Привожу рецепт из чудесной книги Smitten Kitchen, которую мне посчастливилось заказать)
This recipe is wonderful just as it is (though the healthy cook in me will definitely be adding some alternative or whole grains next time to up the nutrition quotient and just play with it a bit).
This cake is nice and moist due to the grapefruit sugar syrup. The glaze adds a perfect sweetness to balance the grapefruit's acidity and makes it feel a bit decadent. The grapefruit zip adds a light refreshing taste the way only citrus can. I made this to serve at my monthly wine tasting (February was all about dessert wines, hence the wine picture up above) and everyone asked for the recipe. This was a winner!

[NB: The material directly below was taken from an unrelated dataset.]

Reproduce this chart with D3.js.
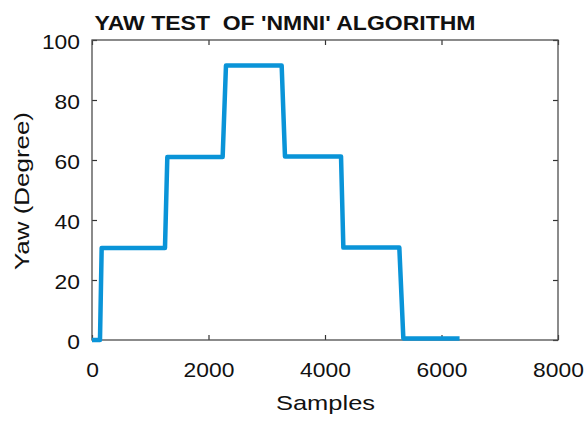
<!DOCTYPE html>
<html>
<head>
<meta charset="utf-8">
<script src="https://cdn.jsdelivr.net/npm/d3@7"></script>
<style>
  body { margin: 0; background: #fff; }
  text { font-family: "Liberation Sans", Arial, sans-serif; fill: #111; }
</style>
</head>
<body>
<div id="chart"></div>
<script>
// step data
var samples = [0, 137, 166, 1253, 1293, 2243, 2300, 3256, 3313, 4275, 4315, 5276, 5345, 6310];
var yaw = [0, 0, 30.7, 30.7, 61, 61, 91.5, 91.5, 61.2, 61.2, 30.8, 30.8, 0.5, 0.5];
var xTicks = [0, 2000, 4000, 6000, 8000];
var yTicks = [0, 20, 40, 60, 80, 100];

var svgWidth = 587, svgHeight = 425;
var margin = { top: 40, right: 29, bottom: 85, left: 92 };
var width = svgWidth - margin.left - margin.right;
var height = svgHeight - margin.top - margin.bottom;

var svg = d3.select("#chart").append("svg")
    .attr("width", svgWidth)
    .attr("height", svgHeight);

var chartGroup = svg.append("g")
    .attr("transform", `translate(${margin.left}, ${margin.top})`);

var x = d3.scaleLinear().domain([0, 8000]).range([0, width]);
var y = d3.scaleLinear().domain([0, 100]).range([height, 0]);

var digitW = 12.7;
var fmt = d3.format("d");

// bottom axis, ticks pointing inward
var bottomAxis = chartGroup.append("g")
    .attr("transform", `translate(0, ${height})`)
    .call(d3.axisBottom(x).tickValues(xTicks).tickFormat(fmt).tickSize(-5).tickPadding(22));
// left axis
var leftAxis = chartGroup.append("g")
    .call(d3.axisLeft(y).tickValues(yTicks).tickFormat(fmt).tickSize(-5).tickPadding(12));
// top & right ticks, no labels
var topAxis = chartGroup.append("g")
    .call(d3.axisTop(x).tickValues(xTicks).tickSize(-5).tickFormat(""));
var rightAxis = chartGroup.append("g")
    .attr("transform", `translate(${width}, 0)`)
    .call(d3.axisRight(y).tickValues(yTicks).tickSize(-5).tickFormat(""));

[bottomAxis, leftAxis, topAxis, rightAxis].forEach(function(g) {
    g.select(".domain").remove();
    g.selectAll(".tick line").attr("stroke", "#333").attr("stroke-width", 1.2);
    g.selectAll("text")
        .attr("font-size", 21)
        .attr("fill", "#111")
        .attr("font-family", "Liberation Sans, Arial, sans-serif")
        .attr("textLength", function(d) { return fmt(d).length * digitW; })
        .attr("lengthAdjust", "spacingAndGlyphs");
});
leftAxis.selectAll("text").attr("dy", "0.42em");

// box
chartGroup.append("rect")
    .attr("width", width)
    .attr("height", height)
    .attr("fill", "none")
    .attr("stroke", "#4d4d4d")
    .attr("stroke-width", 1.3);

// the line
var points = samples.map(function(s, i) { return [s, yaw[i]]; });
chartGroup.append("path")
    .datum(points)
    .attr("fill", "none")
    .attr("stroke", "#0a94d8")
    .attr("stroke-width", 4.5)
    .attr("stroke-linejoin", "round")
    .attr("d", d3.line().x(d => x(d[0])).y(d => y(d[1])));

// title
svg.append("text")
    .attr("x", 285)
    .attr("y", 30)
    .attr("text-anchor", "middle")
    .attr("font-size", 21)
    .attr("font-weight", "bold")
    .attr("textLength", 381)
    .attr("lengthAdjust", "spacingAndGlyphs")
    .style("white-space", "pre")
    .text("YAW TEST  OF 'NMNI' ALGORITHM");

// axis labels
svg.append("text")
    .attr("x", 325.5)
    .attr("y", 410)
    .attr("text-anchor", "middle")
    .attr("font-size", 21)
    .attr("textLength", 99)
    .attr("lengthAdjust", "spacingAndGlyphs")
    .text("Samples");

svg.append("text")
    .attr("transform", "translate(29, 191) rotate(-90)")
    .attr("text-anchor", "middle")
    .attr("font-size", 21)
    .attr("textLength", 158)
    .attr("lengthAdjust", "spacingAndGlyphs")
    .text("Yaw (Degree)");
</script>
</body>
</html>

Grapefruit Olive Oil Pound Cake
from Smitten Kitchen by Deb Perelman
Yield: 1 loaf; Serves: 10-12
The Cake
Butter or non-stick spray for pan
1 1/2 cups all-purpose flour
2 tablespoons freshly grated grapefruit zest, from 2 large grapefruits
1/2 cup granulated sugar
1/2 cup raw or turbinado sugar
1/2 cup olive oil
2 large eggs at room temperature
1 teaspoon baking powder
1/4 teaspoon baking soda
1/2 teaspoon table salt
2 tablespoons freshly-squeezed grapefruit juice
1/3 cup buttermilk or plain yogurt
The Syrup
2 tablespoons granulated sugar
1/3 cup freshly-squeezed grapefruit juice
The Glaze
1 cup confectioners' sugar
2 tablespoons freshly-squeezed grapefruit juice
Pinch of salt
Directions
Make the cake
Heat the over to 350 degrees. Butter and flour a 9-by-5-inch loaf pan.
In a large bowl, rub the grapefruit zest into the sugars with your fingertips. This will bruise it and help release as much grapefruit essence as possible. Whisk in the oil until smooth. Add the eggs one at a time, and whisk until combined. Scrape down the bowl.

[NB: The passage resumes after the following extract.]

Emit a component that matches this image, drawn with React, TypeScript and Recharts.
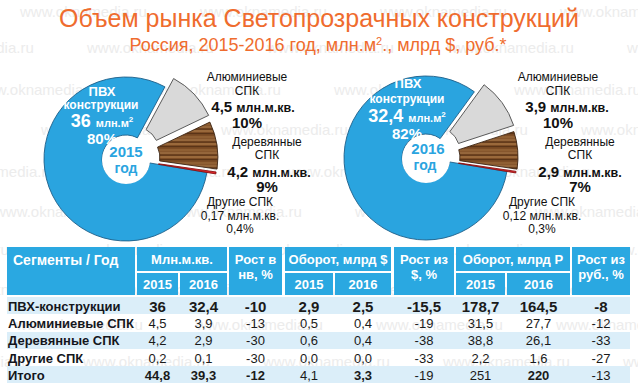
import React from 'react';
import { PieChart, Pie, Cell } from 'recharts';

const FONT = '"Liberation Sans", Arial, Helvetica, sans-serif';

// ---------- pie data ----------
const pieSegments = ['ПВХ конструкции', 'Алюминиевые СПК', 'Деревянные СПК', 'Другие СПК'];
const volume2015 = [36, 4.5, 4.2, 0.17];
const volume2016 = [32.4, 3.9, 2.9, 0.12];
const volumeLabels2015 = ['36', '4,5', '4,2', '0,17'];
const volumeLabels2016 = ['32,4', '3,9', '2,9', '0,12'];
const shareLabels2015 = ['80%', '10%', '9%', '0,4%'];
const shareLabels2016 = ['82%', '10%', '7%', '0,3%'];
const years = ['2015', '2016'];

// ---------- table data ----------
const tableSegments = ['ПВХ-конструкции', 'Алюминиевые СПК', 'Деревянные СПК', 'Другие СПК', 'Итого'];
const m2_2015 = ['36', '4,5', '4,2', '0,2', '44,8'];
const m2_2016 = ['32,4', '3,9', '2,9', '0,1', '39,3'];
const growthM2 = ['-10', '-13', '-30', '-30', '-12'];
const usd2015 = ['2,9', '0,5', '0,6', '0,0', '4,1'];
const usd2016 = ['2,5', '0,4', '0,4', '0,0', '3,3'];
const growthUsd = ['-15,5', '-19', '-38', '-33', '-19'];
const rub2015 = ['178,7', '31,5', '38,8', '2,2', '251'];
const rub2016 = ['164,5', '27,7', '26,1', '1,6', '220'];
const growthRub = ['-8', '-12', '-33', '-27', '-13'];

// ---------- styling ----------
const BLUE = '#2aa4df';
const ORANGE = '#ef6c2e';
const sliceFill = [BLUE, '#d9d9d9', 'url(#wood)', '#e3252b'];
const sliceStroke = ['#1f5f88', '#4a4a4a', '#3b2412', '#8a1212'];
const explode = [0, 12, 10, 9];
const R_IN = 24;
const R_OUT = 82;
const START = -9.5;

const pieCenters = [
  { cx: 126, cy: 159 },
  { cx: 426, cy: 158 },
];

function explodedPies(values: number[], cx: number, cy: number, key: string) {
  const total = values.reduce((a, b) => a + b, 0);
  const data = values.map((v, i) => ({ name: pieSegments[i], value: v }));
  let acc = START;
  return values.map((v, i) => {
    const span = (-360 * v) / total;
    const mid = acc + span / 2;
    acc += span;
    const rad = (-mid * Math.PI) / 180;
    const dx = explode[i] * Math.cos(rad);
    const dy = explode[i] * Math.sin(rad);
    return (
      <Pie
        key={key + i}
        data={data}
        dataKey="value"
        nameKey="name"
        cx={cx + dx}
        cy={cy + dy}
        innerRadius={R_IN}
        outerRadius={R_OUT}
        startAngle={START}
        endAngle={START - 360}
        isAnimationActive={false}
        label={false}
        labelLine={false}
      >
        {data.map((d, j) => (
          <Cell
            key={j}
            fill={j === i ? sliceFill[j] : 'none'}
            stroke={j === i ? sliceStroke[j] : 'none'}
            strokeWidth={j === i ? 0.9 : 0}
          />
        ))}
      </Pie>
    );
  });
}

type TProps = {
  x: number;
  y: number;
  size?: number;
  bold?: boolean;
  color?: string;
  children: React.ReactNode;
  align?: 'center' | 'left';
};
const T = ({ x, y, size = 12, bold = false, color = '#111', children, align = 'center' }: TProps) => (
  <div
    style={{
      position: 'absolute',
      left: x,
      top: y,
      transform: align === 'center' ? 'translate(-50%, -50%)' : 'translate(0, -50%)',
      fontSize: size,
      fontWeight: bold ? 700 : 400,
      color,
      whiteSpace: 'nowrap',
      lineHeight: 1,
      fontFamily: FONT,
    }}
  >
    {children}
  </div>
);

const Box = ({
  x1,
  x2,
  y1,
  y2,
  bg,
  children,
}: {
  x1: number;
  x2: number;
  y1: number;
  y2: number;
  bg: string;
  children?: React.ReactNode;
}) => (
  <div
    style={{
      position: 'absolute',
      left: x1,
      top: y1,
      width: x2 - x1,
      height: y2 - y1,
      background: bg,
    }}
  >
    {children}
  </div>
);

const colX: [number, number][] = [
  [7, 135],
  [137, 178],
  [180, 227],
  [229, 282],
  [285, 333],
  [335, 391],
  [394, 454],
  [456, 505],
  [507, 570],
  [572, 630],
];
const rowTop = [297, 314.3, 331.6, 348.9, 366.2];
const ROW_H = 17.3;
const HEAD_BLUE = '#2aa8e1';
const BAND = '#dbeef9';
const totalBold = [true, true, true, false, true, false, false, true, false];

const rightLabels = [
  { alu: 247, aluNum: 253, wood: 267, woodNum: 269, other: 240 },
  { alu: 558, aluNum: 567, wood: 580, woodNum: 580, other: 542 },
];

const watermarkRows = [12, 48, 90, 130, 172, 212, 250, 290, 325, 362];

export default function App() {
  const cols = [m2_2015, m2_2016, growthM2, usd2015, usd2016, growthUsd, rub2015, rub2016, growthRub];
  const vols = [volumeLabels2015, volumeLabels2016];
  const shares = [shareLabels2015, shareLabels2016];

  return (
    <div
      style={{
        position: 'absolute',
        left: 0,
        top: 0,
        width: 638,
        height: 383,
        overflow: 'hidden',
        background: '#fff',
        fontFamily: FONT,
      }}
    >
      {/* watermark (beneath everything, very faint) */}
      {watermarkRows.map((y, k) =>
        [0, 1, 2, 3, 4].map((n) => (
          <div
            key={'wm' + k + '_' + n}
            style={{
              position: 'absolute',
              left: ((k * 67) % 180) - 160 + n * 180,
              top: y - 8,
              fontSize: 15,
              color: '#ececec',
              whiteSpace: 'nowrap',
              fontFamily: FONT,
              lineHeight: 1,
            }}
          >
            www.oknamedia.ru
          </div>
        ))
      )}

      {/* Titles */}
      <T x={319} y={18} size={25} color={ORANGE}>
        Объем рынка Светопрозрачных конструкций
      </T>
      <T x={318} y={45} size={18} color={ORANGE}>
        Россия, 2015-2016 год, млн.м<sup style={{ fontSize: 11, verticalAlign: 6 }}>2</sup>., млрд $, руб.*
      </T>

      {/* Pies */}
      <div style={{ position: 'absolute', left: 0, top: 0 }}>
        <PieChart width={638} height={383} margin={{ top: 0, right: 0, bottom: 0, left: 0 }}>
          <defs>
            <pattern id="wood" patternUnits="userSpaceOnUse" width="80" height="13">
              <rect x="0" y="0" width="80" height="13" fill="#7d4d26" />
              <rect x="0" y="0" width="80" height="2" fill="#9a693b" />
              <rect x="0" y="3" width="80" height="1.2" fill="#5a3417" />
              <rect x="0" y="6" width="80" height="2.5" fill="#8f5f33" />
              <rect x="0" y="9.5" width="80" height="1" fill="#ad7e4f" />
              <rect x="0" y="11.5" width="80" height="1.2" fill="#5a3417" />
            </pattern>
          </defs>
          {explodedPies(volume2015, pieCenters[0].cx, pieCenters[0].cy, 'a')}
          {explodedPies(volume2016, pieCenters[1].cx, pieCenters[1].cy, 'b')}
        </PieChart>
      </div>

      {/* Pie 2015 inner labels */}
      <T x={102} y={91} size={13} bold color="#fff">ПВХ</T>
      <T x={101} y={105} size={12} bold color="#fff">конструкции</T>
      <T x={102} y={121} bold color="#fff" size={18}>
        {vols[0][0]} <span style={{ fontSize: 11 }}>млн.м<sup style={{ fontSize: 8 }}>2</sup></span>
      </T>
      <T x={102} y={138} size={15} bold color="#fff">{shares[0][0]}</T>

      {/* Pie 2016 inner labels */}
      <T x={408} y={83} size={13} bold color="#fff">ПВХ</T>
      <T x={407} y={99} size={12} bold color="#fff">конструкции</T>
      <T x={407} y={116} bold color="#fff" size={18}>
        {vols[1][0]} <span style={{ fontSize: 11 }}>млн.м<sup style={{ fontSize: 8 }}>2</sup></span>
      </T>
      <T x={407} y={133} size={15} bold color="#fff">{shares[1][0]}</T>

      {/* holes and year labels */}
      {pieCenters.map((c, i) => (
        <div
          key={'hole' + i}
          style={{
            position: 'absolute',
            left: c.cx - R_IN,
            top: c.cy - R_IN + 1,
            width: R_IN * 2,
            height: R_IN * 2,
            borderRadius: '50%',
            background: '#fff',
          }}
        />
      ))}
      <T x={126} y={151} size={15} bold color={BLUE}>{years[0]}</T>
      <T x={126} y={168} size={14} bold color={BLUE}>год</T>
      <T x={428} y={148} size={15} bold color={BLUE}>{years[1]}</T>
      <T x={425} y={165} size={14} bold color={BLUE}>год</T>

      {/* right labels */}
      {rightLabels.map((p, i) => (
        <React.Fragment key={'rl' + i}>
          <T x={p.alu} y={77} size={12}>Алюминиевые</T>
          <T x={p.alu} y={91} size={12}>СПК</T>
          <T x={p.aluNum} y={107} size={15} bold>
            {vols[i][1]} <span style={{ fontSize: 12.5 }}>млн.м.кв.</span>
          </T>
          <T x={p.alu} y={122} size={15} bold>{shares[i][1]}</T>
          <T x={p.wood} y={142} size={12}>Деревянные</T>
          <T x={p.wood} y={155} size={12}>СПК</T>
          <T x={p.woodNum} y={172} size={15} bold>
            {vols[i][2]} <span style={{ fontSize: 12.5 }}>млн.м.кв.</span>
          </T>
          <T x={p.wood} y={186} size={15} bold>{shares[i][2]}</T>
          <T x={p.other} y={202} size={12}>Другие СПК</T>
          <T x={p.other} y={216} size={12}>{vols[i][3]} млн.м.кв.</T>
          <T x={p.other} y={229} size={12}>{shares[i][3]}</T>
        </React.Fragment>
      ))}

      {/* Table header */}
      <Box x1={colX[0][0]} x2={colX[0][1]} y1={247} y2={295} bg={HEAD_BLUE}>
        <T x={6} y={13} size={14} bold color="#fff" align="left">Сегменты / Год</T>
      </Box>
      {[
        { c: [1, 2], t: 'Млн.м.кв.' },
        { c: [4, 5], t: 'Оборот, млрд $' },
        { c: [7, 8], t: 'Оборот, млрд Р' },
      ].map((g, k) => (
        <React.Fragment key={'g' + k}>
          <Box x1={colX[g.c[0]][0]} x2={colX[g.c[1]][1]} y1={247} y2={271} bg={HEAD_BLUE}>
            <T x={(colX[g.c[1]][1] - colX[g.c[0]][0]) / 2} y={12} size={13} bold color="#fff">{g.t}</T>
          </Box>
          {g.c.map((ci, n) => (
            <Box key={ci} x1={colX[ci][0]} x2={colX[ci][1]} y1={273} y2={295} bg={HEAD_BLUE}>
              <T x={(colX[ci][1] - colX[ci][0]) / 2} y={11} size={13} bold color="#fff">{years[n]}</T>
            </Box>
          ))}
        </React.Fragment>
      ))}
      {[
        { c: 3, a: 'Рост в', b: 'нв, %' },
        { c: 6, a: 'Рост из', b: '$, %' },
        { c: 9, a: 'Рост из', b: 'руб., %' },
      ].map((g) => (
        <Box key={'gr' + g.c} x1={colX[g.c][0]} x2={colX[g.c][1]} y1={247} y2={295} bg={HEAD_BLUE}>
          <T x={(colX[g.c][1] - colX[g.c][0]) / 2} y={12} size={13} bold color="#fff">{g.a}</T>
          <T x={(colX[g.c][1] - colX[g.c][0]) / 2} y={27} size={13} bold color="#fff">{g.b}</T>
        </Box>
      ))}

      {/* Table body */}
      {tableSegments.map((seg, r) => (
        <React.Fragment key={'row' + r}>
          <Box x1={7} x2={630} y1={rowTop[r]} y2={rowTop[r] + ROW_H} bg={r % 2 === 0 ? BAND : 'rgba(255,255,255,0)'} />
          <T x={8} y={rowTop[r] + ROW_H / 2} size={13} bold color="#14161c" align="left">{seg}</T>
          {cols.map((col, c) => {
            const bold = r === 0 || (r === 4 && totalBold[c]);
            return (
              <T
                key={c}
                x={(colX[c + 1][0] + colX[c + 1][1]) / 2}
                y={rowTop[r] + ROW_H / 2}
                size={r === 0 ? 15 : 13}
                bold={bold}
                color="#1a1a1a"
              >
                {col[r]}
              </T>
            );
          })}
        </React.Fragment>
      ))}
    </div>
  );
}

Combine the flour, baking powder, baking soda, and salt in a second bowl. In a liquid measuring cup, combine 2 tablespoons of grapefruit juice and buttermilk/or yogurt. Add the flour and buttermilk/or yogurt mixtures, alternating between them, to the oil-and-sugar mixture, beginning and ending with flour.
Spread the batter in the pan, smooth the top, and rap the pan on the counter a few times to ensure there are no air bubbles trapped. Bake for 45 minutes to 1 hour, until a cake tester comes out clean.
Make the grapefruit syrup
Combine 2 tablespoons of sugar with 1/3 cup grapefruit juice in a small saucepan and cook over low heat until the sugar dissolves.

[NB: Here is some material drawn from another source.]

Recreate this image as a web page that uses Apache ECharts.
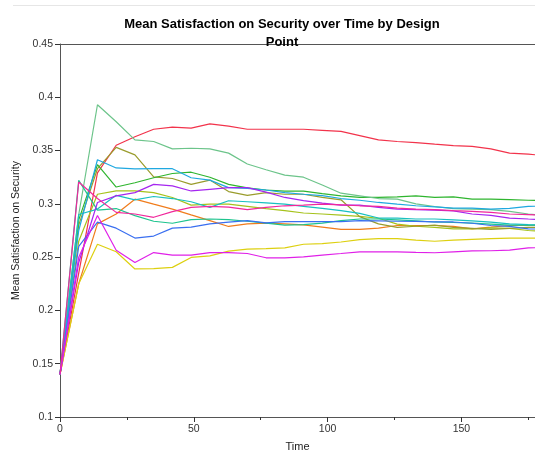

When the cake is finished, let it cool for 10 minutes in the pan and then invert it onto a rack set over a tray. Poke holes in the cake with a skewer or toothpick, then spoon or brush the grapefruit syrup over the cake. Let the cake cool completely while it absorbs the syrup.
Make the glaze
Combine the confectioners' sugar, grapefruit juice, and pinch of salt in a bowl, whisking until smooth. Pour the glaze over the top of cooled cake, and allow glaze to drizzle decoratively down the sides.